Let me put it this way. If I really, really need a random distribution of white noise, I might use a different field, cryptography, to provide it: because if the distribution is not effectively random and uniformly distributed, that field in some fundamental sense is broken: no information is supposed to make it into the ciphertext, it should be indistinguishable from white noise.

So encrypting your source of white noise for the sole purpose of making it statistically closer to noise is a perfectly valid choice.

Actually in your commment you said it yourself: in as little as four billion commits CRC64 expects to see a collision. That is tiny compared to the search space cryptographers work with.

If you look at the history of git there was originally no reason to use cryptographic functions except in the same way as the analogy I just made (for white noise): he borrowed a property from a different field from the one he was working in.

bascule · on Feb 26, 2017

You seem to be operating under the same sort of "cryptographic hash functions are magic!" delusions as Linus.

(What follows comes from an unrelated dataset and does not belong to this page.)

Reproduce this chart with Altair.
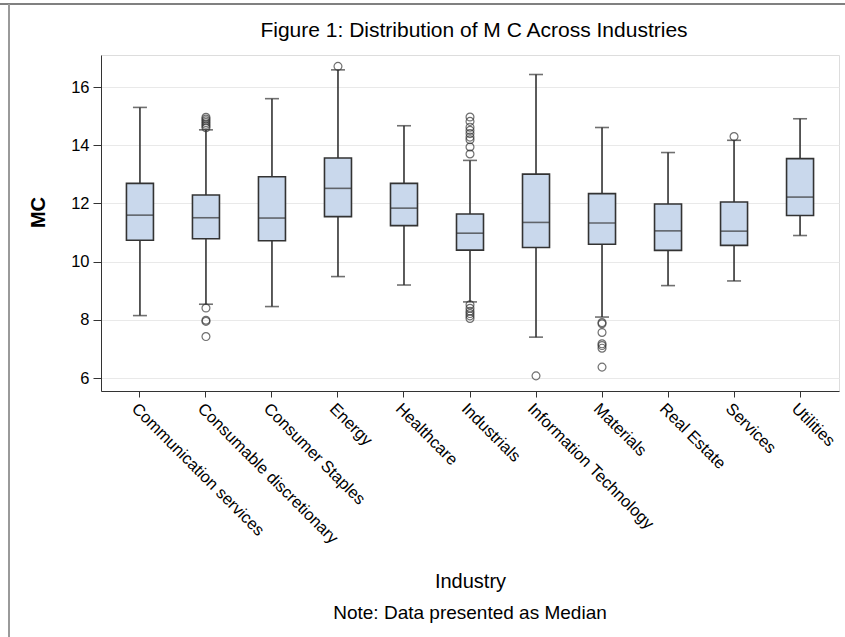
import altair as alt
import pandas as pd

# Summary statistics of MC per industry
industries = [
    "Communication services", "Consumable discretionary", "Consumer Staples",
    "Energy", "Healthcare", "Industrials", "Information Technology",
    "Materials", "Real Estate", "Services", "Utilities",
]
whisker_low = [8.15, 8.54, 8.46, 9.49, 9.20, 8.62, 7.41, 8.10, 9.18, 9.34, 10.90]
q1 = [10.74, 10.79, 10.72, 11.55, 11.24, 10.40, 10.49, 10.60, 10.39, 10.56, 11.59]
median = [11.60, 11.51, 11.50, 12.52, 11.84, 10.98, 11.35, 11.33, 11.06, 11.05, 12.22]
q3 = [12.69, 12.29, 12.92, 13.56, 12.69, 11.64, 13.01, 12.34, 11.98, 12.05, 13.54]
whisker_high = [15.30, 14.53, 15.60, 16.59, 14.67, 13.48, 16.43, 14.61, 13.75, 14.17, 14.91]

# Outlying observations beyond the whiskers
outlier_industry = (
    ["Consumable discretionary"] * 11
    + ["Energy"]
    + ["Industrials"] * 15
    + ["Information Technology"]
    + ["Materials"] * 7
    + ["Services"]
)
outlier_value = (
    [14.96, 14.90, 14.84, 14.78, 14.72, 14.66, 14.60, 8.41, 7.99, 7.95, 7.43]
    + [16.71]
    + [14.97, 14.82, 14.62, 14.51, 14.40, 14.28, 14.19, 13.94, 13.70,
       8.52, 8.40, 8.30, 8.22, 8.14, 8.05]
    + [6.08]
    + [7.91, 7.87, 7.57, 7.18, 7.12, 7.03, 6.38]
    + [14.30]
)

y_ticks = [6, 8, 10, 12, 14, 16]

chart_title = "Figure 1: Distribution of M C Across Industries"
note_text = "Note: Data presented as Median"

summary = pd.DataFrame({
    "Industry": industries, "lo": whisker_low, "q1": q1,
    "med": median, "q3": q3, "hi": whisker_high,
})
outliers = pd.DataFrame({"Industry": outlier_industry, "MC": outlier_value})
title_df = pd.DataFrame({"txt": [chart_title]})
note_df = pd.DataFrame({"txt": [note_text]})
frame_df = pd.DataFrame({"k": [0]})

FONT = "Liberation Sans"
EDGE = "#333333"
FILL = "#C9D8EC"
W, H = 738, 336

x_enc = alt.X(
    "Industry:N",
    sort=industries,
    scale=alt.Scale(domain=industries, paddingInner=0, paddingOuter=0.09),
    axis=alt.Axis(
        title="Industry", labelAngle=45, labelAlign="left", labelBaseline="top",
        labelFontSize=16.5, labelFont=FONT, labelColor="#000",
        labelPadding=3, tickSize=6, tickColor=EDGE, domainColor=EDGE,
        titleFont=FONT, titleFontSize=20, titleFontWeight="normal",
        titleColor="#000", titleY=196, titleBaseline="alphabetic",
        labelLimit=400,
    ),
)

y_scale = alt.Scale(domain=[5.56, 17.1], nice=False, zero=False)
y_axis = alt.Axis(
    title="MC", values=y_ticks, labelFontSize=16.5, labelFont=FONT,
    labelColor="#000", tickSize=8, tickColor=EDGE, domainColor=EDGE,
    labelPadding=4, gridColor="#e9e9e9", gridWidth=1.2,
    titleFont=FONT, titleFontSize=20, titleFontWeight="bold",
    titleColor="#000", titleX=-57, titleY=157, titleBaseline="alphabetic",
    titleAngle=-90,
)

base = alt.Chart(summary).encode(x=x_enc)

whiskers = base.mark_rule(color=EDGE, strokeWidth=1.6).encode(
    y=alt.Y("lo:Q", scale=y_scale, axis=y_axis), y2="hi:Q"
)
cap_lo = base.mark_tick(color=EDGE, size=14, thickness=1.6).encode(
    y=alt.Y("lo:Q", scale=y_scale)
)
cap_hi = base.mark_tick(color=EDGE, size=14, thickness=1.6).encode(
    y=alt.Y("hi:Q", scale=y_scale)
)
boxes = base.mark_bar(
    size=27, fill=FILL, stroke=EDGE, strokeWidth=1.6
).encode(y=alt.Y("q1:Q", scale=y_scale), y2="q3:Q")
medians = base.mark_tick(color=EDGE, size=27, thickness=1.6).encode(
    y=alt.Y("med:Q", scale=y_scale)
)
points = alt.Chart(outliers).mark_point(
    filled=False, color=EDGE, size=62, strokeWidth=1.2
).encode(
    x=alt.X("Industry:N", sort=industries),
    y=alt.Y("MC:Q", scale=y_scale),
)

title_mark = alt.Chart(title_df).mark_text(
    font=FONT, fontSize=21, color="#000", baseline="alphabetic", align="center"
).encode(text="txt:N", x=alt.value(W / 2 + 4), y=alt.value(-18))

note = alt.Chart(note_df).mark_text(
    font=FONT, fontSize=19, color="#000", baseline="alphabetic", align="center"
).encode(text="txt:N", x=alt.value(W / 2), y=alt.value(564))

# Page frame: top rule and left rule
frame_top = alt.Chart(frame_df).mark_rule(color="#808080", strokeWidth=2).encode(
    x=alt.value(-101), x2=alt.value(845 - 101), y=alt.value(-51)
)
frame_left = alt.Chart(frame_df).mark_rule(color="#9a9a9a", strokeWidth=2).encode(
    x=alt.value(-92), y=alt.value(-51), y2=alt.value(637 - 55)
)

chart = alt.layer(
    whiskers, cap_lo, cap_hi, boxes, medians, points,
    title_mark, note, frame_top, frame_left,
).properties(
    width=W,
    height=H,
    autosize=alt.AutoSizeParams(type="none"),
    padding={"left": 101, "top": 55, "right": 6, "bottom": 246},
).configure_view(
    stroke=EDGE, strokeWidth=1.5
).configure(background="white")

chart.save("out.html", embed_options={"renderer": "svg", "actions": False})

CRC and SHA1 both produce a uniform distribution. SHA1 does not magically do this better because cryptography. The only things that make CRC and SHA1 are any different are:

  - SHA1 produces a longer tag (of course CRC256 is a thing)
  - SHA1 is hardened against preimage attacks
  - SHA1 was intended to be secure against collision attacks (not anymore!)

SHA1, truncated to 32 or 64-bits, will produce a distribution just as uniform as CRC.

In a non-security setting, we can pick the size of the tag based on the rough number of objects we'd like to be able to store before we'd expect to see a collision (i.e. the birthday bound). If that number is ~4 billion, then CRC64 is sufficient.